Synthese liegt vor: NFP 76 identifiziert Baustellen in der Schweizer Sozialpolitik
Für Menschen in prekären Situationen ist das Recht auf Mitwirkung und Selbstbestimmung nicht immer gewährleistet. Dies folgt aus dem Nationalen Forschungsprogramm «Fürsorge und Zwang» (NFP 76) des Schweizerischen Nationalfonds.
Mehrere hunderttausend Menschen in der Schweiz waren im 20. Jahrhundert von fürsorgerischen Zwangsmassnahmen und Fremdplatzierungen betroffen, viele wurden Opfer von Misshandlung, Missbrauch und wirtschaftlicher Ausbeutung. Dieses Erbe trägt das Schweizer Sozialwesen mit sich. In vielen Bereichen wurden inzwischen Verbesserungen umgesetzt. Gesetzlich legitimierte Massnahmen sind jedoch je nach Situation nach wie vor mit Zwang verbunden oder werden von den Betroffenen als Zwang empfunden. Deren Rechte werden teilweise missachtet. Dies zeigen die Ergebnisse des NFP 76, an dem rund 150 Forschende beteiligt waren.
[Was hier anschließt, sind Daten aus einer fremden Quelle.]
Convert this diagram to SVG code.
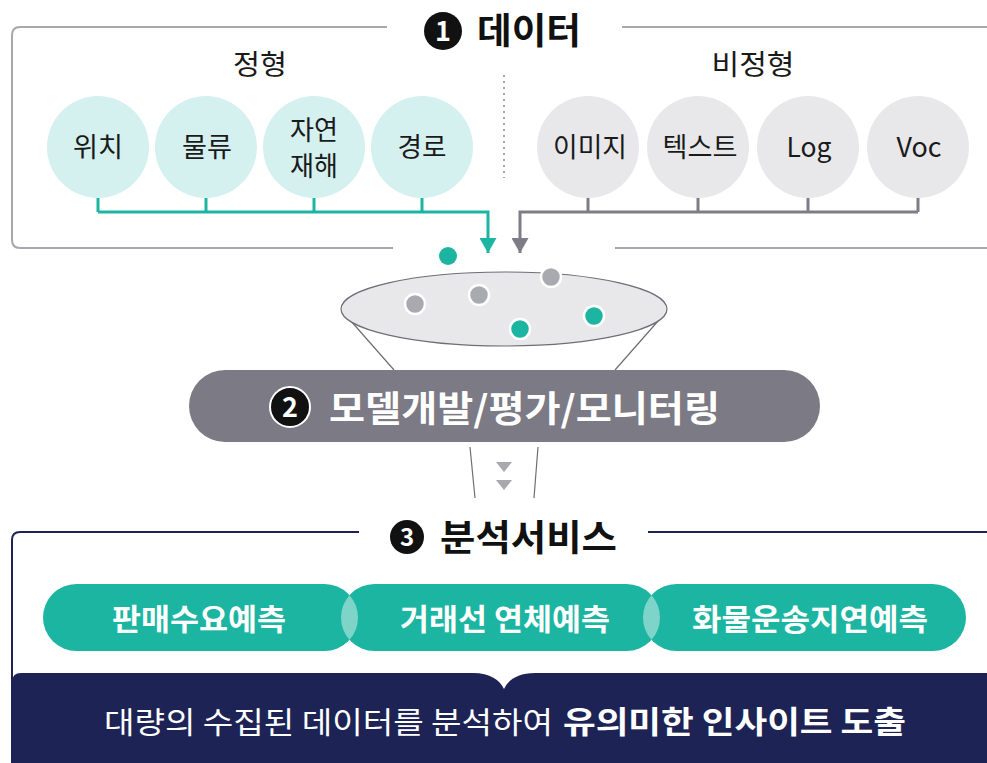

Das NFP 76 identifiziert Schwachpunkte des Sozialwesens. «Ich hoffe, dass die Behörden diese Baustellen gemeinsam mit Betroffenen und Expertinnen und Experten angehen, um über Chancengerechtigkeit und ihre institutionellen Voraussetzungen nachzudenken und Verbesserungen zu realisieren», sagt Alexander Grob, Präsident der Leitungsgruppe des NFP 76. «Unser System der Fürsorge hat in den letzten Jahren viel gelernt. Nun ist es an der Zeit, die Umsetzung dieses Wissens voranzubringen.»
Die am NFP 76 beteiligten Forschenden identifizierten Ursachen für integritätsverletzende sowie Bedingungen für integritätsschützende Praktiken und analysierten die Auswirkungen auf betroffene Personen. Die Ergebnisse des NFP 76 liegen in drei thematischen Buchbänden und in der Abschluss-Synthese «Eingriffe in Lebenswege» mit zehn Impulsen vor. Diese bildet den Abschluss der Arbeiten, fasst die Ergebnisse aus den Forschungsprojekten zusammen, setzt gezielt Akzente und leitet daraus Impulse ab. Sie ist ein Beitrag der Wissenschaft zur Meinungsbildung und zur politischen und fachlichen Debatte.